AE Monthly

Articles - March - 2010 Issue

World's Largest Book Goes On Display

Klenckeatlas

Head of Map Collection Peter Barber and the Klencke Atlas (photo British Library).


By Michael Stillman

There will be a magnificent display of maps at the British Library in London this spring and summer. The title is Magnificent Maps: Power, Propaganda, and Art. One hundred great maps will be on display, but one group in particular has gathered most of the attention. It is known as the Klencke Atlas, and for those who believe size is more important than anything else, this is the greatest book ever made. It is that big. In fact, it is believed to be the largest book ever made.

Actually, it's quite amazing that the Klenke is still the largest book ever produced, as it is now 350 years old. It was created back in 1660, along with two other almost as large atlases. This was the era of the great Dutch maps and atlases, so not surprisingly, these books were created in Holland. The Klenke Atlas was procured by one Johannes Klencke and several fellow Dutch merchants, although it appears that Prince Johan Maurits, one-time Dutch Governor of Brazil, who was involved with the other two oversized atlases, may have been connected to this one as well. Whatever the precise background of its production, the large atlas was presented as a gift to King Charles II in 1660, in honor of his restoration to the English throne. This may have been presented out of admiration and affection, but most likely the Dutch merchants hoped to gain some influence. However, there is some irony to such a spectacular gift as in time, Charles would go to war with the Netherlands.

It is believed that Charles displayed the atlas in his palace, and it remained in the Royal Library until 1828. At that time, it was passed on to the British Library. As a result of serious deterioration of the bindings, it was rebound in the 1960s. However, its pages have never before been put on public display. It is only now, 350 years after its production, that the public will have a chance to peer inside of this mammoth volume.

The atlas measures just under 6 feet high, a little over 3 feet wide. When opened, the two-page maps are a good 5 feet by 5 feet. It contains 37 maps, and the weight is such that it reportedly takes 6 men to lift it. We are not sure that this atlas is very practical to use, but it certainly is suitable for providing great detail in its maps.
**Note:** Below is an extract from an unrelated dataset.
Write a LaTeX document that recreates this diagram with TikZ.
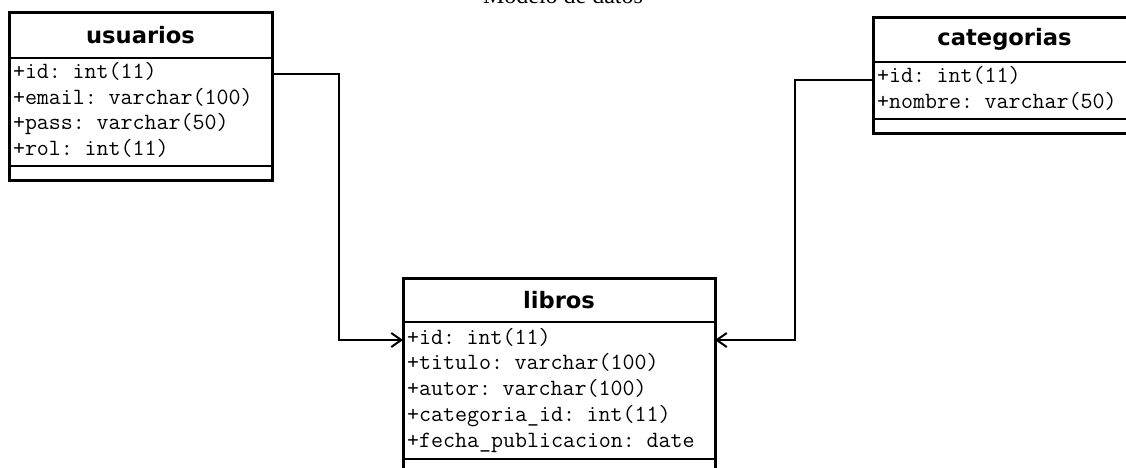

This is just one of the maps and atlases on display at the British Library from April 30 through September 19, 2010. Peter Barber, Head of Map Collections at the British Library, has stated that the purpose of the exhibit is to show that maps are more than just exercises in geography. They are works of art, and he describes the exhibition as "a visual extravaganza." Mr. Barber and Tom Harper are producing a book, also titled Magnificent Maps: Power, Propaganda, and Art, to accompany the exhibit. It will be available in April.